## begin RECORDS FOR THE EXERCISE

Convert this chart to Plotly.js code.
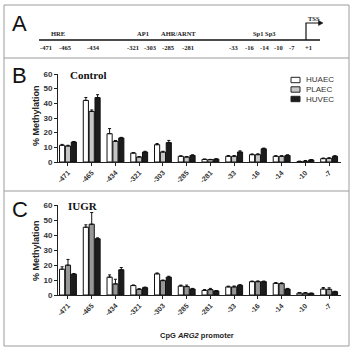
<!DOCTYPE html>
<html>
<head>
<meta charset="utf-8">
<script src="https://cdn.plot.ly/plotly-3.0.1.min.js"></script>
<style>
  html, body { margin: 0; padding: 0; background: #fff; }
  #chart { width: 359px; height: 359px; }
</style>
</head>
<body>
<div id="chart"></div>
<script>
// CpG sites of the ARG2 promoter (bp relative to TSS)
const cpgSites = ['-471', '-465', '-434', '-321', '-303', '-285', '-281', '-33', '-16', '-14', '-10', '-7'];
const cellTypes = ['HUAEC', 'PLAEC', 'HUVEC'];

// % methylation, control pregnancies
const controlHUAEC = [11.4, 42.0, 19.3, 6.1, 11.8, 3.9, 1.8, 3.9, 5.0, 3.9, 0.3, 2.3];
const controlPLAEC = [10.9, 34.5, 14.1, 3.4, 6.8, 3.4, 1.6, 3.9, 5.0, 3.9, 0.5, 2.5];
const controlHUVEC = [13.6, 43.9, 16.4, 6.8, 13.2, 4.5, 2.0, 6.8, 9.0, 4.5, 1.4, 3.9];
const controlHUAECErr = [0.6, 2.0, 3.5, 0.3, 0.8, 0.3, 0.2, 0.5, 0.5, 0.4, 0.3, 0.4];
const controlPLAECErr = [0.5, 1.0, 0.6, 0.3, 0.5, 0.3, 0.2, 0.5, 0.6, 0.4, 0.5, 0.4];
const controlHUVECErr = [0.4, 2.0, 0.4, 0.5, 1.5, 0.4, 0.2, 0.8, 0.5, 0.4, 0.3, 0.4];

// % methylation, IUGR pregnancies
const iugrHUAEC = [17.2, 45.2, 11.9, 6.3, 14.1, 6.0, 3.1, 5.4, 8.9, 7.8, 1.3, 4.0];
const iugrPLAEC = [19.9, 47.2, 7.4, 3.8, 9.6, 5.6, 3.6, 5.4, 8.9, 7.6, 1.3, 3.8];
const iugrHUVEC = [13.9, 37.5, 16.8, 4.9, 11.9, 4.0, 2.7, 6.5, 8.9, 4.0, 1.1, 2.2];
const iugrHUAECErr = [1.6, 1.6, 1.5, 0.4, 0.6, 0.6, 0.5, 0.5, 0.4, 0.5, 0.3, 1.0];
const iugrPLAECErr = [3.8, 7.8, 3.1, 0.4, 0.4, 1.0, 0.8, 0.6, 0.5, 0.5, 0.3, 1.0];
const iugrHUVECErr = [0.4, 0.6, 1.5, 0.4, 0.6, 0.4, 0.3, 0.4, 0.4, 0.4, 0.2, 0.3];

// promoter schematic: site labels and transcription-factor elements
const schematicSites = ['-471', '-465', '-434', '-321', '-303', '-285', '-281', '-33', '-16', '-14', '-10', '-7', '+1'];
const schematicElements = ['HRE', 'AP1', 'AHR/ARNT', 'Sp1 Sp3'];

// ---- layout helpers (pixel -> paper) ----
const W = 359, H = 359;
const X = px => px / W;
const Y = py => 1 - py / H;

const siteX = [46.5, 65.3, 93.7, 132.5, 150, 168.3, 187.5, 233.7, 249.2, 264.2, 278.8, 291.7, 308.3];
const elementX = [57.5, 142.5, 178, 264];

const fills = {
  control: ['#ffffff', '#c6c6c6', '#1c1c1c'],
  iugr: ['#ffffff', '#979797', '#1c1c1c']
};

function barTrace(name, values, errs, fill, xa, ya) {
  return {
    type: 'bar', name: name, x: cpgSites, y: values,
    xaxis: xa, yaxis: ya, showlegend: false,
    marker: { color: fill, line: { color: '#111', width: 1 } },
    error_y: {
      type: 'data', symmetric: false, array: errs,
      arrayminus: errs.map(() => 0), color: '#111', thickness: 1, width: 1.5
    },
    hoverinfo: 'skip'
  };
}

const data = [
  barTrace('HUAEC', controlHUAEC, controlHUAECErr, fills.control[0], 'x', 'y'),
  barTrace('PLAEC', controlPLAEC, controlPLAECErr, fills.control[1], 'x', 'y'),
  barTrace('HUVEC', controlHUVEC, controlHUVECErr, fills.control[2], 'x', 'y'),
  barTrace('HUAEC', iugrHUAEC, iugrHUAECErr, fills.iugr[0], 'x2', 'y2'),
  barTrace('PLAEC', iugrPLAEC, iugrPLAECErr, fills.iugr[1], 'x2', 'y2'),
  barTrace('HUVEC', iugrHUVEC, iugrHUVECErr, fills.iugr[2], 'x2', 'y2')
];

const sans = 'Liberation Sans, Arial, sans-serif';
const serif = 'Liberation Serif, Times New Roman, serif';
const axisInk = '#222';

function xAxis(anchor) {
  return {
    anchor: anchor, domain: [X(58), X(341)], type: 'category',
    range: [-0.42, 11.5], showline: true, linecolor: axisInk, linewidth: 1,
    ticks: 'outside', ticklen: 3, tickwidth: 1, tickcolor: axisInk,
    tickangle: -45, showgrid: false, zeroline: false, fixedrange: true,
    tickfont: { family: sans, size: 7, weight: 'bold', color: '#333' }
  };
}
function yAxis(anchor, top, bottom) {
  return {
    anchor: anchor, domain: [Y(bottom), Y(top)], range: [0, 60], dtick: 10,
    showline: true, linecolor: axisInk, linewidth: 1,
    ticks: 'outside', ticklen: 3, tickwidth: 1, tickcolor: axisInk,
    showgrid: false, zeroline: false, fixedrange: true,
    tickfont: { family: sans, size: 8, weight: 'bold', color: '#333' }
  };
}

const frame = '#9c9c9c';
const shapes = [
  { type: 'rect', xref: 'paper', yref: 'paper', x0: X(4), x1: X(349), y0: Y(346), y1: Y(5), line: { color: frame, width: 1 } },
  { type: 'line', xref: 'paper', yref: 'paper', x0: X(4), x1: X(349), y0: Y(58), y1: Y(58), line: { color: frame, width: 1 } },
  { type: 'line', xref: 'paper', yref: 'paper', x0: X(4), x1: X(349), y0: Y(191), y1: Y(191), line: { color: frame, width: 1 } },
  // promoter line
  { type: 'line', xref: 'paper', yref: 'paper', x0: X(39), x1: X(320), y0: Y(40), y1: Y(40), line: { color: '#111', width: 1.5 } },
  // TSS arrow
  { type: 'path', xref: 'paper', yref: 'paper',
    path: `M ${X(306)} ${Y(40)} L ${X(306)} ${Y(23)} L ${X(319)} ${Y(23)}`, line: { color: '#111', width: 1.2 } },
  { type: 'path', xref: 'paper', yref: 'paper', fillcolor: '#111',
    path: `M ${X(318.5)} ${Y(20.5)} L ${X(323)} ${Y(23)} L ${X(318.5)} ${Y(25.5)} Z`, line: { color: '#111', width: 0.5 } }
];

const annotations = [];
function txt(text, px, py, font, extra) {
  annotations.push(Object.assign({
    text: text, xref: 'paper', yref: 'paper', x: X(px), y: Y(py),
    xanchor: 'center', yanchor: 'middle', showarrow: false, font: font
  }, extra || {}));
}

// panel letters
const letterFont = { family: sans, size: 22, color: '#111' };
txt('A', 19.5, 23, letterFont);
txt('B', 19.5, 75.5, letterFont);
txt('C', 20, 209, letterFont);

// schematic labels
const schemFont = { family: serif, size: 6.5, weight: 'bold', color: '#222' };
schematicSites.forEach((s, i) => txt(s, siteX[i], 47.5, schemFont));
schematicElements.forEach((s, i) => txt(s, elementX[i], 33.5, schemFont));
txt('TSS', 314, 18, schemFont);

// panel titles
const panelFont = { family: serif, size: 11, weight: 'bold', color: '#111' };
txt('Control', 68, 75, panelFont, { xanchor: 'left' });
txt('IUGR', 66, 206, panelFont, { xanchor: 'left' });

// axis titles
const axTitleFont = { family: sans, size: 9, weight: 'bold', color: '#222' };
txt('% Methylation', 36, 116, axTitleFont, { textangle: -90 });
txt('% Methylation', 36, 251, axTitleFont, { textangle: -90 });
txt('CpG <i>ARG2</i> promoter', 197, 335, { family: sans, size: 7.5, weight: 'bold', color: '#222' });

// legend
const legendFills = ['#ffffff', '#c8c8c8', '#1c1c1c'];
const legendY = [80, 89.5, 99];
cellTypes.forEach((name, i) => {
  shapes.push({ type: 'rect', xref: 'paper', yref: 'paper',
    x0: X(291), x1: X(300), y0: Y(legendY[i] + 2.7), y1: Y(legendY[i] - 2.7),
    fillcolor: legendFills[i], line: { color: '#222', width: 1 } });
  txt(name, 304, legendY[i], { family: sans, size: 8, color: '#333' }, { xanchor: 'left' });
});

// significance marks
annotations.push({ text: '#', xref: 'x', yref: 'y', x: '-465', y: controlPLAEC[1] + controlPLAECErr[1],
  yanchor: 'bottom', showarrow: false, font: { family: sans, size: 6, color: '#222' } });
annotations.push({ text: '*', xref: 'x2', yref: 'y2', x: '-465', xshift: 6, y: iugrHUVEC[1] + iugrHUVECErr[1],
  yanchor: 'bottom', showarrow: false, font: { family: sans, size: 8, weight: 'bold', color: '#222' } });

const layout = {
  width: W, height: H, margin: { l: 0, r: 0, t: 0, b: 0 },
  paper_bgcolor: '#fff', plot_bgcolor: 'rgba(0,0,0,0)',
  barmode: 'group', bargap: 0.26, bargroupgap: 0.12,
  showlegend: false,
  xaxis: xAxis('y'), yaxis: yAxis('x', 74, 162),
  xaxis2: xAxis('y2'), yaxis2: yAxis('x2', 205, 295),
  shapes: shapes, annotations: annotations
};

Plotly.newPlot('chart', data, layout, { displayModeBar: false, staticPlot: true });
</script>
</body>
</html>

## end RECORDS FOR THE EXERCISE
## begin RECORDS FOR THE EXERCISE

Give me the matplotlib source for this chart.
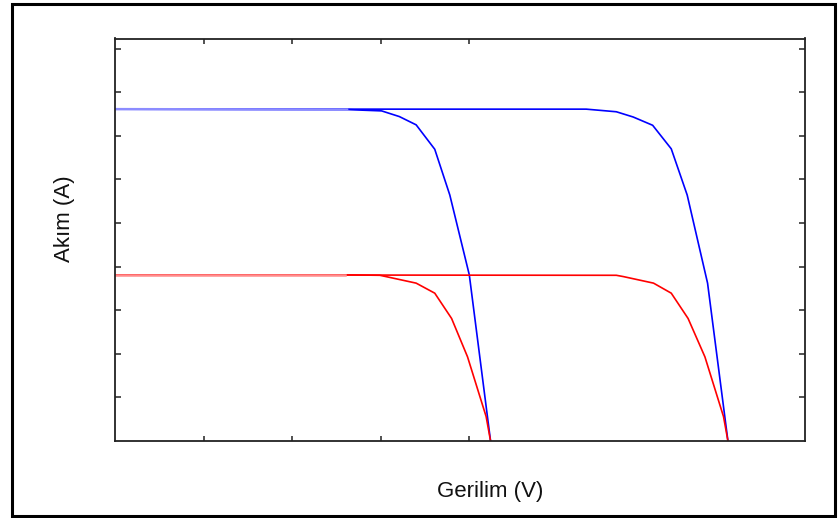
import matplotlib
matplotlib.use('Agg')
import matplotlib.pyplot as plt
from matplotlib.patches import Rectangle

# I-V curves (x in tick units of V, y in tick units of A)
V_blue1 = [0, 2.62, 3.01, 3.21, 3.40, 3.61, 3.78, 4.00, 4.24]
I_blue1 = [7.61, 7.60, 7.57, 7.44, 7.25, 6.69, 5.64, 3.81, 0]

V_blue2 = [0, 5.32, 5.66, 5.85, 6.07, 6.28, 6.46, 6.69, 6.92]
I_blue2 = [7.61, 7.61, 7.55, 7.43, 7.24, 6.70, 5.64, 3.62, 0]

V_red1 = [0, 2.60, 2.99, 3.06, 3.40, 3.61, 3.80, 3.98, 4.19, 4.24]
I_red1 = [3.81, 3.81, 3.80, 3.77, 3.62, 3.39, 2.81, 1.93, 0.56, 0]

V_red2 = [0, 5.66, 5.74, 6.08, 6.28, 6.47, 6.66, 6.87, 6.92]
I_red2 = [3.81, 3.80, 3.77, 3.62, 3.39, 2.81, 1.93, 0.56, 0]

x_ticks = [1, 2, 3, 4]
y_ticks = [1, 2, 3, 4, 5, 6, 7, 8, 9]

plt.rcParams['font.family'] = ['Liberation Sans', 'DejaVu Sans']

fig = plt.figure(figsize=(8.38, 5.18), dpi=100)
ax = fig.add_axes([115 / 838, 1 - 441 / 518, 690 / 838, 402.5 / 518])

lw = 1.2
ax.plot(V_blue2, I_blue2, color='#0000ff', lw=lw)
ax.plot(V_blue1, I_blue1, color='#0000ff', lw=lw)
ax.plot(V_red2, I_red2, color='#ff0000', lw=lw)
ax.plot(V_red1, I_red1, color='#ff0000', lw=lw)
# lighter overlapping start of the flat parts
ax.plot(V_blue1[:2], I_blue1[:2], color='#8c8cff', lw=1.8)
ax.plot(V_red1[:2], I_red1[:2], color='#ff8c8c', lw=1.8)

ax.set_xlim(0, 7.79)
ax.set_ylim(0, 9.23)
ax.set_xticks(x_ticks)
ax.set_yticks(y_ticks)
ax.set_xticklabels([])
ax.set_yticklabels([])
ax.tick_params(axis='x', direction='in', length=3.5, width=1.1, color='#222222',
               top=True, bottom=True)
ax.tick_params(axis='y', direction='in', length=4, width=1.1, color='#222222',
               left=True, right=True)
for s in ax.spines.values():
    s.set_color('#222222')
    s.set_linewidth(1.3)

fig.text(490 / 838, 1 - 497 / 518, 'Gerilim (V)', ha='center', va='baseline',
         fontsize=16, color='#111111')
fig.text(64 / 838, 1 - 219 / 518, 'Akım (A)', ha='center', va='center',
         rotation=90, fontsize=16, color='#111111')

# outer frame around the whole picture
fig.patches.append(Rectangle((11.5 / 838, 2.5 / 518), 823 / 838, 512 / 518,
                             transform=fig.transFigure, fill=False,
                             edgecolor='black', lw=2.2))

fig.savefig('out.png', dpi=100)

## end RECORDS FOR THE EXERCISE

— BRIEF —
Pictures do not belong in the copy. Reproduce exactly the lines from the one with "Convert this chart to Plotly.js code." to the one with "const cellTypes = ['HUAEC', 'PLAEC', 'HUVEC'];", both lines included.

— COMPLETE ANSWER —
Convert this chart to Plotly.js code.
<!DOCTYPE html>
<html>
<head>
<meta charset="utf-8">
<script src="https://cdn.plot.ly/plotly-3.0.1.min.js"></script>
<style>
  html, body { margin: 0; padding: 0; background: #fff; }
  #chart { width: 359px; height: 359px; }
</style>
</head>
<body>
<div id="chart"></div>
<script>
// CpG sites of the ARG2 promoter (bp relative to TSS)
const cpgSites = ['-471', '-465', '-434', '-321', '-303', '-285', '-281', '-33', '-16', '-14', '-10', '-7'];
const cellTypes = ['HUAEC', 'PLAEC', 'HUVEC'];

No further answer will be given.